On Tuesday, the US Ambassador to Egypt, Jonathan Cohen, said that Egypt and the United States have strong strategic relations, noting that the US companies are very interested in pumping major investments in the Egyptian market, which has many advantages, the most important of which are the vital geographical location and its economic diversification.
In remarks during his meeting with the members of the American Chamber of Commerce in Cairo, Cohen stated that Egypt is strategically positioned to lead the African and Middle East data center markets, which are expected to grow by double digits over each of the next several years.
He noted that the United States has provided longstanding assistance to Egypt’s military, economy, and cultural institutions, helping make the country more resilient through our security partnership, educational and cultural exchanges, and development work.
The ambassador also pointed out that the U.S. government provided robust support for Egypt, both bilaterally and through multilateral institutions, and has invested over $80 billion in Egypt over the last 43 years, stating that his country also helped deliver clean water and electricity to millions of Egyptians, created jobs, conserved important archeological sites, and addressed many of Egypt’s most pressing public-health challenges, including during the COVID pandemic.
“Our cultural and educational programs have introduced thousands of young Egyptians each year to new ideas, and to new ways of seeing the world. We select hundreds of Egyptians annually for in-person and, now, virtual exchanges. We conduct cultural, English language, and skill-building programs that reach thousands of Egyptian youth and young professionals each year,” he added.
Cohen said that the US is also committed to protecting Egypt’s rich cultural heritage, as illustrated by my team’s work to coordinate the return of over 5,000 papyrus fragments and artifacts only a few weeks ago.
He confirmed that the United States and Egypt have a great deal in common when it comes to our diplomatic engagement as well. On all the major regional issues today – from finding a political solution in Libya, to making progress toward Middle East peace, to working to find a solution to the GERD – the United States and Egypt share a commitment to forging diplomatic solutions that enhance regional stability.
“So, regardless of what else may have changed over the past year, that commitment to building our shared prosperity and advancing our mutual interests remains,” he added.
He also said that the US is looking forward to working with its partners in the business community and the Egyptian government to make the most of them.
“While the whole world has grappled with the worst pandemic in a century, Egypt has weathered the crisis far better than most, the ambassador stated.
The government’s economic reforms, those difficult policy choices President Sisi and Prime Minister Madbouly carried out to pull Egypt’s economy back from the brink of crisis between 2016 and 2019 — combined with the government’s ambitious Vision 2030 development plan and some well-considered programs in direct response to the pandemic, created the buffer that cushioned Egypt from the worst of COVID’s economic impacts.

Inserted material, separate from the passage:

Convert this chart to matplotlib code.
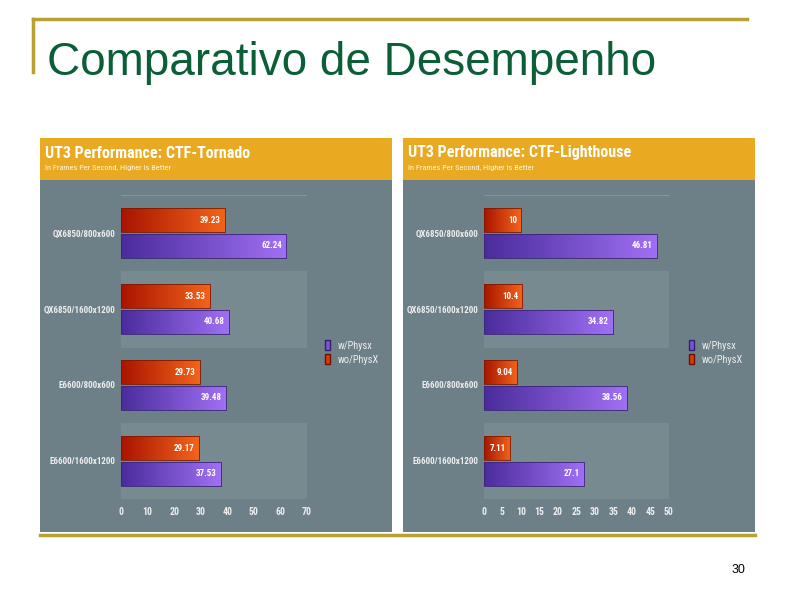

He also noted that Egypt is the only country in the region whose economy actually grew over the past year, despite the pandemic. pointing out that it is the top destination for foreign direct investment in Africa for the fifth year in a row in 2020, and one of the top regional destinations for venture capital, financial technology, and information and communication technology investments.
Egypt is investing in its economic future, by launching new transportation and infrastructure projects linking Egyptian cities and ports with global markets;
Cohen said that Egypt’s location at the nexus of Africa, the Middle East, Asia, and Europe, and its global connectivity to 18 major international data cable systems make it a very attractive market in the Middle East region.
Despite the pandemic, U.S. agricultural exports to Egypt increased by a remarkable 23 percent in 2020, to nearly two billion dollars, led by soybeans, grains, dairy, and tree nuts. Egyptian agricultural exports to the United States also increased 22 percent during the same period, reaching a record high of $220 million.